(What is required) Transcribe the records below in full; pictures stay out of the copy.

(Data shown)
=====

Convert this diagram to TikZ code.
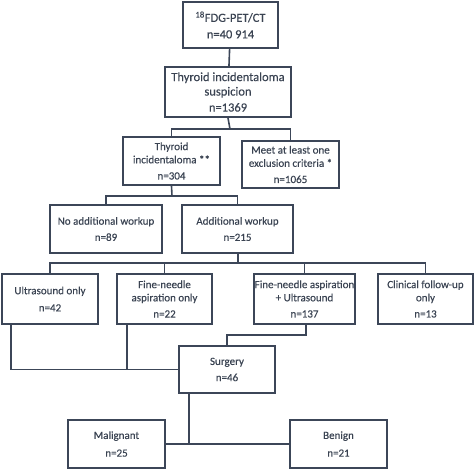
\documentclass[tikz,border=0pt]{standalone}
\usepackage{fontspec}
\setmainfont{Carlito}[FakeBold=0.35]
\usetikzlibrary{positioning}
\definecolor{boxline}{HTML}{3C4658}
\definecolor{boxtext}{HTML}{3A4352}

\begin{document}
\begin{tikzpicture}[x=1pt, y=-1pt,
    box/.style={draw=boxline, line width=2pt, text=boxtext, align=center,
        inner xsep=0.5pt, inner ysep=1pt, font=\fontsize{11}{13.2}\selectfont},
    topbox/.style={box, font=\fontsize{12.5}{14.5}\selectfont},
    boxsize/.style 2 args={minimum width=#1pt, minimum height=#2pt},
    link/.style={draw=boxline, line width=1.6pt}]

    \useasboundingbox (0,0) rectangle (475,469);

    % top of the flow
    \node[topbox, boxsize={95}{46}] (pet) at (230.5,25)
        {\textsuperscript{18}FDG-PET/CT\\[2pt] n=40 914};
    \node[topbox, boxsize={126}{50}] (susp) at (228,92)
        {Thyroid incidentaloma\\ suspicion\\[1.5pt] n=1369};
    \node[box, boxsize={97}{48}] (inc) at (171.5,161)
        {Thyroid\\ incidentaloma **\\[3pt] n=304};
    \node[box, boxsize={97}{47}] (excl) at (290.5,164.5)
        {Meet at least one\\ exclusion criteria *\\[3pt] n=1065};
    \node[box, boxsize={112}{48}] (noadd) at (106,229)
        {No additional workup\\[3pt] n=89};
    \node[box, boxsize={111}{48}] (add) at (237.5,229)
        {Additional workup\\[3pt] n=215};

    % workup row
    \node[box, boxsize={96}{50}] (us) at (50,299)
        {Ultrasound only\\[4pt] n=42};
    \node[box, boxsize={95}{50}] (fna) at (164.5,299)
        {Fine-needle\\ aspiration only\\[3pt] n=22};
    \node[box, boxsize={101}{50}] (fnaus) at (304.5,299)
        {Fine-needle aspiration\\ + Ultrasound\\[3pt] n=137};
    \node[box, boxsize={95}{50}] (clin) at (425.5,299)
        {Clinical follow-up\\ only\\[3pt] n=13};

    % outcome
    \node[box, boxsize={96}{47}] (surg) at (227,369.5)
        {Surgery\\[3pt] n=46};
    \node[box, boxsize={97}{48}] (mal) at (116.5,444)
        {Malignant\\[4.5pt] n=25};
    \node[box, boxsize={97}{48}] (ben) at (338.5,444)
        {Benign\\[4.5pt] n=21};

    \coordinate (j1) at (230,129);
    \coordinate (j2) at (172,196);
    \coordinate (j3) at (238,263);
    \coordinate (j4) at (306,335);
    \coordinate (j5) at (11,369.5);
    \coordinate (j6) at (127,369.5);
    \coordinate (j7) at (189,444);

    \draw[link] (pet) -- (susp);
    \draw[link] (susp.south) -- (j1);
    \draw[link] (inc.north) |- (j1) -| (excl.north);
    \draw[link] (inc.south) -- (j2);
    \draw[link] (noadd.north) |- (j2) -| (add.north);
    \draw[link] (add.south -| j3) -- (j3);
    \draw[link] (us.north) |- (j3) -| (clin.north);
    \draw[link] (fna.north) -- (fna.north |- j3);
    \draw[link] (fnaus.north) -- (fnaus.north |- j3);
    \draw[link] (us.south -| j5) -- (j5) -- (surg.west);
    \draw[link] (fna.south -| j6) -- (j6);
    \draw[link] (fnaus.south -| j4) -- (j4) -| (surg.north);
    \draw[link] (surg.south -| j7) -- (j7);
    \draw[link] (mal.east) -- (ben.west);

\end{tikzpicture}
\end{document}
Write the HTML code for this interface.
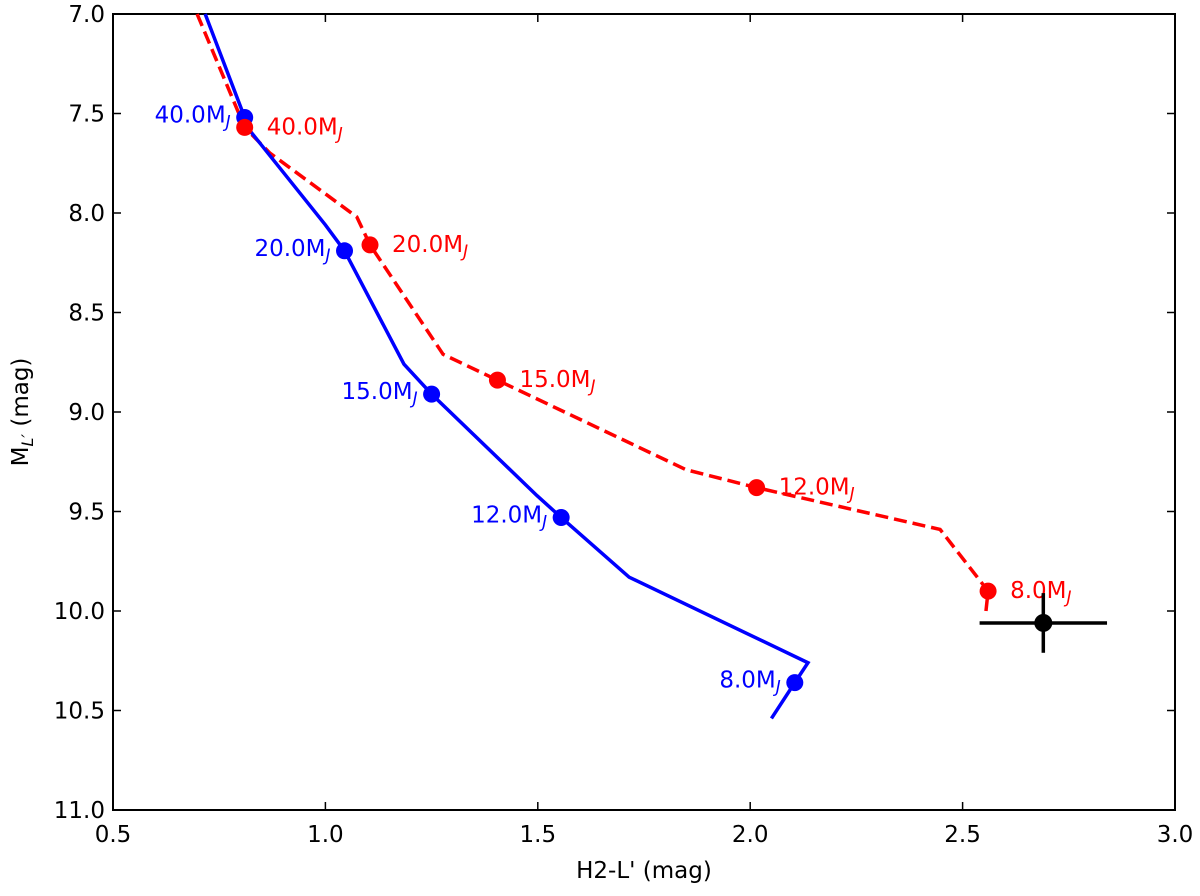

=====

(Exercise answer)
Convert this diagram to TikZ code.
\documentclass[tikz,border=0pt]{standalone}
\usepackage{fontspec}
\setmainfont{Carlito}[FakeBold=0.35]
\usetikzlibrary{positioning}
\definecolor{boxline}{HTML}{3C4658}
\definecolor{boxtext}{HTML}{3A4352}

\begin{document}
\begin{tikzpicture}[x=1pt, y=-1pt,
    box/.style={draw=boxline, line width=2pt, text=boxtext, align=center,
        inner xsep=0.5pt, inner ysep=1pt, font=\fontsize{11}{13.2}\selectfont},
    topbox/.style={box, font=\fontsize{12.5}{14.5}\selectfont},
    boxsize/.style 2 args={minimum width=#1pt, minimum height=#2pt},
    link/.style={draw=boxline, line width=1.6pt}]

    \useasboundingbox (0,0) rectangle (475,469);

    % top of the flow
    \node[topbox, boxsize={95}{46}] (pet) at (230.5,25)
        {\textsuperscript{18}FDG-PET/CT\\[2pt] n=40 914};
    \node[topbox, boxsize={126}{50}] (susp) at (228,92)
        {Thyroid incidentaloma\\ suspicion\\[1.5pt] n=1369};
    \node[box, boxsize={97}{48}] (inc) at (171.5,161)
        {Thyroid\\ incidentaloma **\\[3pt] n=304};
    \node[box, boxsize={97}{47}] (excl) at (290.5,164.5)
        {Meet at least one\\ exclusion criteria *\\[3pt] n=1065};
    \node[box, boxsize={112}{48}] (noadd) at (106,229)
        {No additional workup\\[3pt] n=89};
    \node[box, boxsize={111}{48}] (add) at (237.5,229)
        {Additional workup\\[3pt] n=215};

    % workup row
    \node[box, boxsize={96}{50}] (us) at (50,299)
        {Ultrasound only\\[4pt] n=42};
    \node[box, boxsize={95}{50}] (fna) at (164.5,299)
        {Fine-needle\\ aspiration only\\[3pt] n=22};
    \node[box, boxsize={101}{50}] (fnaus) at (304.5,299)
        {Fine-needle aspiration\\ + Ultrasound\\[3pt] n=137};
    \node[box, boxsize={95}{50}] (clin) at (425.5,299)
        {Clinical follow-up\\ only\\[3pt] n=13};

    % outcome
    \node[box, boxsize={96}{47}] (surg) at (227,369.5)
        {Surgery\\[3pt] n=46};
    \node[box, boxsize={97}{48}] (mal) at (116.5,444)
        {Malignant\\[4.5pt] n=25};
    \node[box, boxsize={97}{48}] (ben) at (338.5,444)
        {Benign\\[4.5pt] n=21};

    \coordinate (j1) at (230,129);
    \coordinate (j2) at (172,196);
    \coordinate (j3) at (238,263);
    \coordinate (j4) at (306,335);
    \coordinate (j5) at (11,369.5);
    \coordinate (j6) at (127,369.5);
    \coordinate (j7) at (189,444);

    \draw[link] (pet) -- (susp);
    \draw[link] (susp.south) -- (j1);
    \draw[link] (inc.north) |- (j1) -| (excl.north);
    \draw[link] (inc.south) -- (j2);
    \draw[link] (noadd.north) |- (j2) -| (add.north);
    \draw[link] (add.south -| j3) -- (j3);
    \draw[link] (us.north) |- (j3) -| (clin.north);
    \draw[link] (fna.north) -- (fna.north |- j3);
    \draw[link] (fnaus.north) -- (fnaus.north |- j3);
    \draw[link] (us.south -| j5) -- (j5) -- (surg.west);
    \draw[link] (fna.south -| j6) -- (j6);
    \draw[link] (fnaus.south -| j4) -- (j4) -| (surg.north);
    \draw[link] (surg.south -| j7) -- (j7);
    \draw[link] (mal.east) -- (ben.west);

\end{tikzpicture}
\end{document}
Write the HTML code for this interface.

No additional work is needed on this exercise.